# WRITTEN EXERCISE
Skipping all pictures, set down the lines of the listing from the first through the one with "var colors = ['#ff8000', '#008000', '#0040ff', '#c000c0'];".

# MATERIAL TO PROCESS
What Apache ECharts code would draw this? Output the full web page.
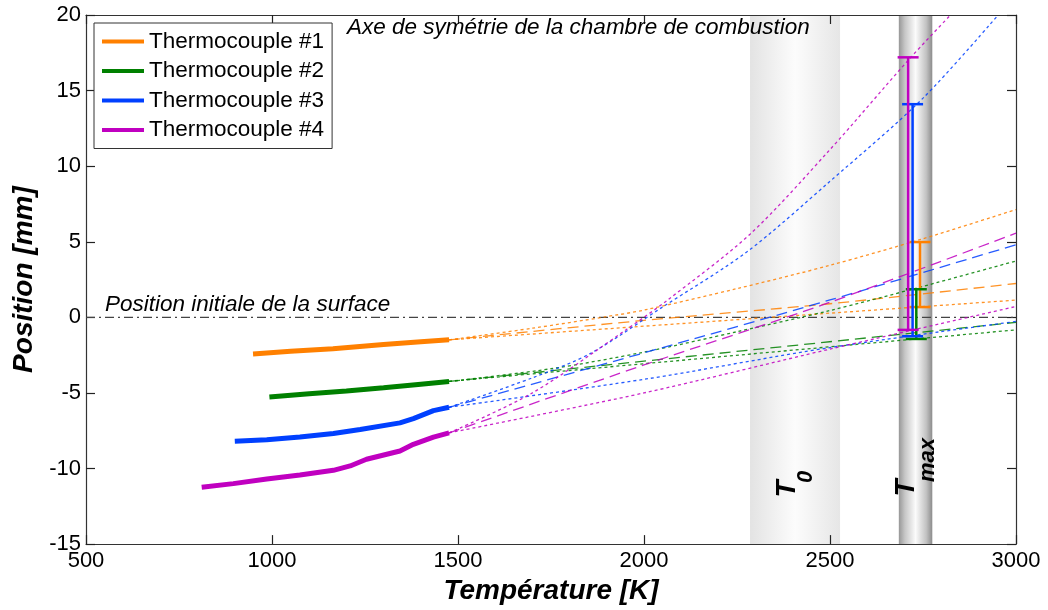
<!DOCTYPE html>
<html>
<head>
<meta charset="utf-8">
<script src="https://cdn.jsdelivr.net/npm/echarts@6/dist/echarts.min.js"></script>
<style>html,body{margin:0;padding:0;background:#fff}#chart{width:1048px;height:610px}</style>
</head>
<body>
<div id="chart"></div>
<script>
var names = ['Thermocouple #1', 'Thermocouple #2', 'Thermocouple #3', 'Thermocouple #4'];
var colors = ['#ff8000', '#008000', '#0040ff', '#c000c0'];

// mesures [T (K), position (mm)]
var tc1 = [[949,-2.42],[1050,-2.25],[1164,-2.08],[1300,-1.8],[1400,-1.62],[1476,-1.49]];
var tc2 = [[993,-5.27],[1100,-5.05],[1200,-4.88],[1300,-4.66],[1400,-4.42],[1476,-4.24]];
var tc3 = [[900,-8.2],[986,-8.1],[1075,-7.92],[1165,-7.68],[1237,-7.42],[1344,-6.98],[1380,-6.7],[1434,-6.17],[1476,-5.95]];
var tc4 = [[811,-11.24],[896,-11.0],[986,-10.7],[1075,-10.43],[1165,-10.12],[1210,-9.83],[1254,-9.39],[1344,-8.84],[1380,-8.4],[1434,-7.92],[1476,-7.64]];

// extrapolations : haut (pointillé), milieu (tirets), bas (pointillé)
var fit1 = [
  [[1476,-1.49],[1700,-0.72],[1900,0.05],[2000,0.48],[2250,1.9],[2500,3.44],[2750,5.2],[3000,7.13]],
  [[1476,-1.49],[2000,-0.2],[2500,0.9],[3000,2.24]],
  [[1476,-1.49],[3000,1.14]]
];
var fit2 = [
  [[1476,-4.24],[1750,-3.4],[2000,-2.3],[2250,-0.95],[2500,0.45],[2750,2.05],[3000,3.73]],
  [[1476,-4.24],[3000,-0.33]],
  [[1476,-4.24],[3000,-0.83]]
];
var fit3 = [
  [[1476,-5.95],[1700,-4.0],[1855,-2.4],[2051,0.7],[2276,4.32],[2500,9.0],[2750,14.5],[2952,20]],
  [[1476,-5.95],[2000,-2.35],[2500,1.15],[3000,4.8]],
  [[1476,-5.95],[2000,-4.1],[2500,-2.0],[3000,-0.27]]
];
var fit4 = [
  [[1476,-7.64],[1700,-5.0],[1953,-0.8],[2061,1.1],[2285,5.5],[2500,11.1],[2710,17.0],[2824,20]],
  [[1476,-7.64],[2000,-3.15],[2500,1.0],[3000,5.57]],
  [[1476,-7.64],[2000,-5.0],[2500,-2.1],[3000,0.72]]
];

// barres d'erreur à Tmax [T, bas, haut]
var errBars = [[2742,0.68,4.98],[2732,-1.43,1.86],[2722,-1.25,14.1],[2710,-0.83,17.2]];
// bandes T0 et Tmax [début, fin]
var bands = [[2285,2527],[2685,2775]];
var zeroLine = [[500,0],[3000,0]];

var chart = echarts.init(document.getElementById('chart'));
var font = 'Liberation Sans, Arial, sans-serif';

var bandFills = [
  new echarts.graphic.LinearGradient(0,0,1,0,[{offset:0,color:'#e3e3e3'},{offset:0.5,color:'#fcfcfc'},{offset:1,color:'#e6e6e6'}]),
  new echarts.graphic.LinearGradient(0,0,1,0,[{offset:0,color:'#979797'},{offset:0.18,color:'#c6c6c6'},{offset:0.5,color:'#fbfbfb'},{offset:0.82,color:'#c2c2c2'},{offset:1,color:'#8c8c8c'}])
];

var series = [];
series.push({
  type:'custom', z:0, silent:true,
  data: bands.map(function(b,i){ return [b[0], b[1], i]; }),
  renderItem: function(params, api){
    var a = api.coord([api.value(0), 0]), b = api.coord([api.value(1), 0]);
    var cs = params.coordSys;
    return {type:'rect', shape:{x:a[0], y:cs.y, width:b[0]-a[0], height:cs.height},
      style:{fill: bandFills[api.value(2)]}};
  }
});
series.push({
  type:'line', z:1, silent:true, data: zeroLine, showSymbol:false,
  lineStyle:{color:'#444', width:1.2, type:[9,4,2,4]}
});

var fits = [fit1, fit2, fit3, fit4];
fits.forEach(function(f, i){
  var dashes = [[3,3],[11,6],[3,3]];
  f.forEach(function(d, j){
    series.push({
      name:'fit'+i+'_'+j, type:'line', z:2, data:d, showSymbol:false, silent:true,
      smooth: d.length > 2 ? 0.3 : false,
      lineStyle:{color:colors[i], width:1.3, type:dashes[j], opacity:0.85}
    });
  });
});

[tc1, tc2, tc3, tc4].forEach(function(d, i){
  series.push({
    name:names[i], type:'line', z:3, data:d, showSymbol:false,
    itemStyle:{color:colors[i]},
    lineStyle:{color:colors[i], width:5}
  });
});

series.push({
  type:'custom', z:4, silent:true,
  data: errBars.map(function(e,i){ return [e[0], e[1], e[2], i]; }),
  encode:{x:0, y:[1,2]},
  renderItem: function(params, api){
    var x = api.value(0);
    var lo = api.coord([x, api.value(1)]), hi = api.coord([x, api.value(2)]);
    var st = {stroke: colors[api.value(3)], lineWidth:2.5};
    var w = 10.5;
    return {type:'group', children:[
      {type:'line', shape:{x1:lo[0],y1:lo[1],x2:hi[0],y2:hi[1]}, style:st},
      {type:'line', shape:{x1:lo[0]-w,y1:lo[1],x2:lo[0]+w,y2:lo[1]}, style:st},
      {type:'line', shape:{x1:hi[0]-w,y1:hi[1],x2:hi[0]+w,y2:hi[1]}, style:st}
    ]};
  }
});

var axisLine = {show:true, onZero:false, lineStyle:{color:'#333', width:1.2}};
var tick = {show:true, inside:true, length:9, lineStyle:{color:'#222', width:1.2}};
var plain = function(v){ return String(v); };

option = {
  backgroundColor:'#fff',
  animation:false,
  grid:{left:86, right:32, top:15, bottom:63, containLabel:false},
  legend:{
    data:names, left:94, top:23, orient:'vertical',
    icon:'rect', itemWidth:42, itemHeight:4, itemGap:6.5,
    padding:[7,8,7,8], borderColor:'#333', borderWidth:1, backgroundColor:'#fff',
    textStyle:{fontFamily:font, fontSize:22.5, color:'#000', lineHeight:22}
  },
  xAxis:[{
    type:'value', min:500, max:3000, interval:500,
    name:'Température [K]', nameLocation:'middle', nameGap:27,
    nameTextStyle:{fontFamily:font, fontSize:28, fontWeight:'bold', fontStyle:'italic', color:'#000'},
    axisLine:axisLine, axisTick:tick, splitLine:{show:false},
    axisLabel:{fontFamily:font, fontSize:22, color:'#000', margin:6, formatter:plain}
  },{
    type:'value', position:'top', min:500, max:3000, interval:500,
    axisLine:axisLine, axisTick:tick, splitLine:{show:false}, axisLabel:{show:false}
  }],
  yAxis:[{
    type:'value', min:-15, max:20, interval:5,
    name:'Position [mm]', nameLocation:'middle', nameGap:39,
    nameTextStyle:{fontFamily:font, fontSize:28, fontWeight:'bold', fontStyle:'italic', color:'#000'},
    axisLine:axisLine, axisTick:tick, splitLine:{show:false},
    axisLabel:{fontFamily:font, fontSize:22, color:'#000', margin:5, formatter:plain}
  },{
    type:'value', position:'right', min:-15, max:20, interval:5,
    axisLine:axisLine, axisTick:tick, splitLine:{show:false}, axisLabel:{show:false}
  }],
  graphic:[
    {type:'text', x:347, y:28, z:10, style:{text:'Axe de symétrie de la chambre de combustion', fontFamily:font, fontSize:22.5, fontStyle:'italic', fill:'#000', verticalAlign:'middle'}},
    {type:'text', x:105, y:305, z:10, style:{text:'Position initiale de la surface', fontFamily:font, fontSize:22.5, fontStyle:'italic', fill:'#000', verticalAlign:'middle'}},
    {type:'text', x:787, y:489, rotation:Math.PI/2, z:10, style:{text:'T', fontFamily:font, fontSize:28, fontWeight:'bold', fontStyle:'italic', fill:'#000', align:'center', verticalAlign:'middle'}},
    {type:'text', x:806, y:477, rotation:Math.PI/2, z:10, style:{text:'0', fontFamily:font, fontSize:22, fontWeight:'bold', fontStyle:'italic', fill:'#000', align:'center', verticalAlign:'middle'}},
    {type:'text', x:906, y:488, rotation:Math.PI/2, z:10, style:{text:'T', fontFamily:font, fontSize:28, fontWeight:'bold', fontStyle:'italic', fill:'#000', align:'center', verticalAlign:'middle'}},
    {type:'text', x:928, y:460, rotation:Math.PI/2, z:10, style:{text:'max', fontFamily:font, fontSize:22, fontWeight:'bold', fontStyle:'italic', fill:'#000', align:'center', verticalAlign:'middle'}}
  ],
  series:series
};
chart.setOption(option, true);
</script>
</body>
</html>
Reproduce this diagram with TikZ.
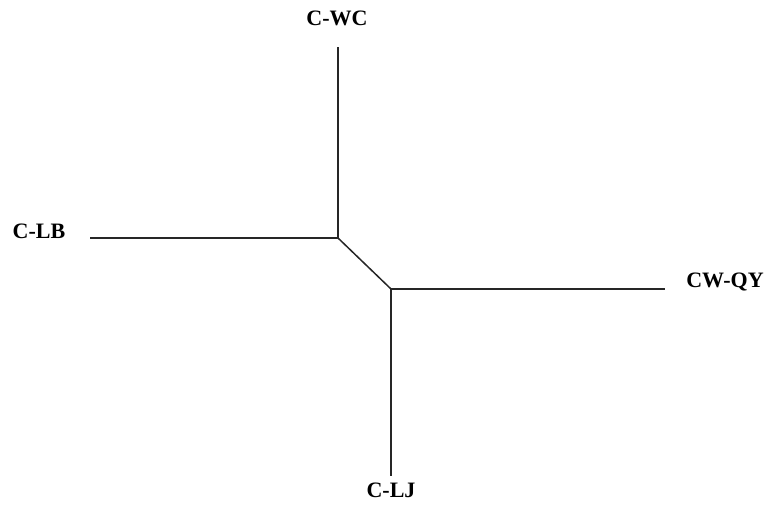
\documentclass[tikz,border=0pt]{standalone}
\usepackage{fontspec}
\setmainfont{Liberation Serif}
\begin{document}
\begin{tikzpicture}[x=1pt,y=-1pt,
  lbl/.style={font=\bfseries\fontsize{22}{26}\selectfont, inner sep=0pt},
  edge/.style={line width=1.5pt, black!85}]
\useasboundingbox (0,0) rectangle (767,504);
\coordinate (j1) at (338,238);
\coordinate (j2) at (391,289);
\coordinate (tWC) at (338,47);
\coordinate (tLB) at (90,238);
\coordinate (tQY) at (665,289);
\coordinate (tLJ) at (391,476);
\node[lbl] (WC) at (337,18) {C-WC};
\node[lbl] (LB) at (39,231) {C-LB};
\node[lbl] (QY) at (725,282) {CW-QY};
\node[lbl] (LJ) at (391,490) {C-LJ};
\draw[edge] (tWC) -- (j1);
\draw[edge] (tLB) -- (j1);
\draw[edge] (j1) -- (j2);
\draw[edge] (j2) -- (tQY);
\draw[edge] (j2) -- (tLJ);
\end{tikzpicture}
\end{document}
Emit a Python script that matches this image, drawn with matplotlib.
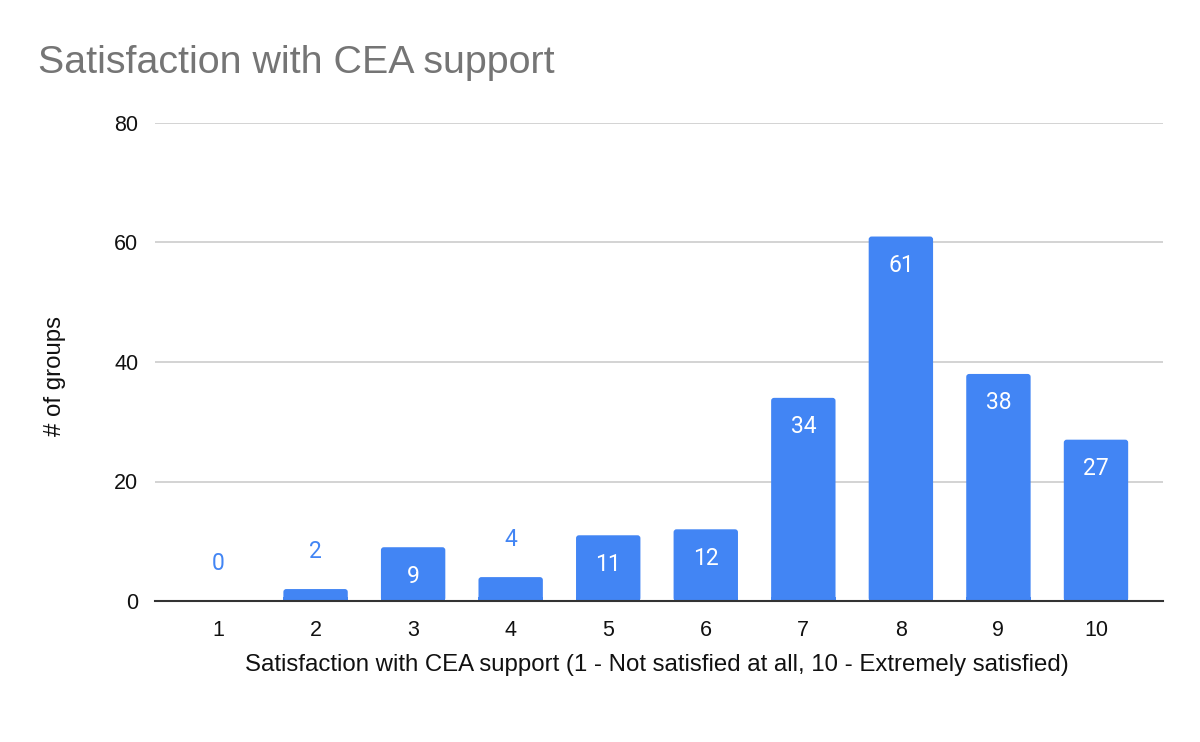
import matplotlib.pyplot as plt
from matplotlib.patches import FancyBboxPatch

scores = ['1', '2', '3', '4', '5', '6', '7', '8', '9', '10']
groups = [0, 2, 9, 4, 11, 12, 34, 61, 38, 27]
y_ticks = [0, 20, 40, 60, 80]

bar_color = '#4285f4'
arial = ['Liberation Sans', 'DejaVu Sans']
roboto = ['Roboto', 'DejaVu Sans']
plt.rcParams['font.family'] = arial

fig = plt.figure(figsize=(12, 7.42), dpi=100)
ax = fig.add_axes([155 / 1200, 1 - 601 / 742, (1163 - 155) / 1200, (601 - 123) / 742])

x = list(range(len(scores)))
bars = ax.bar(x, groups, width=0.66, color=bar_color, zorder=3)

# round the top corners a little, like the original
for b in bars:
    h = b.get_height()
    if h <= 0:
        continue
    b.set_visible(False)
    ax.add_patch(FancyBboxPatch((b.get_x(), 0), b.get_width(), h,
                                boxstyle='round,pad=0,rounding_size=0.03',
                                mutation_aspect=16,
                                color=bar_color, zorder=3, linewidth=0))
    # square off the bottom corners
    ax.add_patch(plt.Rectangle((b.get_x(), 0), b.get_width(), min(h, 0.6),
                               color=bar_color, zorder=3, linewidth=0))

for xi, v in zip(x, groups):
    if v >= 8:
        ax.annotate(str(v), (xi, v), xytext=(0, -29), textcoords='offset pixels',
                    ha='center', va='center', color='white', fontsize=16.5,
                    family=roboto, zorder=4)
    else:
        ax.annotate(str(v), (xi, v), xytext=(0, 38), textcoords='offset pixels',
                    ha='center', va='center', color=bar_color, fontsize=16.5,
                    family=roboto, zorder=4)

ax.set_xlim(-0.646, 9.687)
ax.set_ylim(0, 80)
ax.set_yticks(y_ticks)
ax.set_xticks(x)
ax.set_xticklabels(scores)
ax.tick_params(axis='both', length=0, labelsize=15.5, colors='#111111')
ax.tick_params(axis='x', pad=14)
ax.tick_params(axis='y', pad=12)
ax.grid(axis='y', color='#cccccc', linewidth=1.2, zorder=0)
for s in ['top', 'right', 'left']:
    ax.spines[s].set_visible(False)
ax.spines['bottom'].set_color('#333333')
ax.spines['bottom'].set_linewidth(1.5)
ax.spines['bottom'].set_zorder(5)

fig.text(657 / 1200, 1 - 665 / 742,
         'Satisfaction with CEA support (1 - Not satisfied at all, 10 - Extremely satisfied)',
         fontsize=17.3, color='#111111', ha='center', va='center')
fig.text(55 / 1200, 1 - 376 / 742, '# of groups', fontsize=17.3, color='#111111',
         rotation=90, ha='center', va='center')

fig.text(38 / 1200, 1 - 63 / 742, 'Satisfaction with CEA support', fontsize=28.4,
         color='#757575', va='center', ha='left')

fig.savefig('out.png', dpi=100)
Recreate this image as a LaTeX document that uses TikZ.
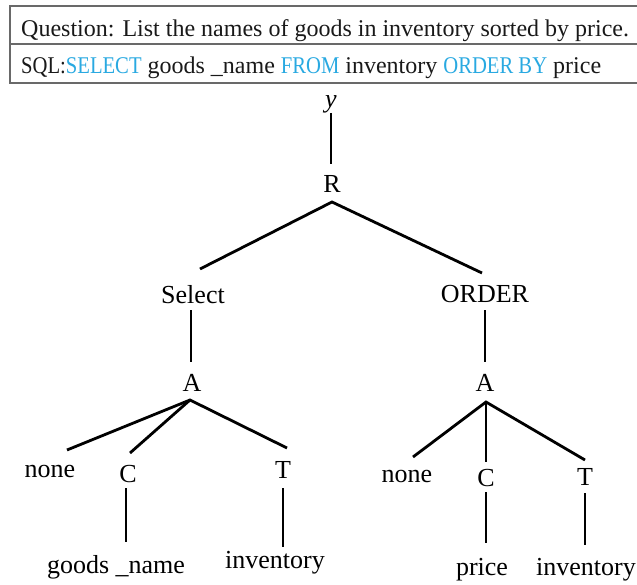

# EXPECTED ANSWER
What Apache ECharts code would draw this? Output the full web page.
<!DOCTYPE html>
<html>
<head>
<meta charset="utf-8">
<script src="https://cdn.jsdelivr.net/npm/echarts@6/dist/echarts.min.js"></script>
<style>html,body{margin:0;padding:0;background:#fff}#chart{width:1048px;height:610px}</style>
</head>
<body>
<div id="chart"></div>
<script>
var names = ['Thermocouple #1', 'Thermocouple #2', 'Thermocouple #3', 'Thermocouple #4'];
var colors = ['#ff8000', '#008000', '#0040ff', '#c000c0'];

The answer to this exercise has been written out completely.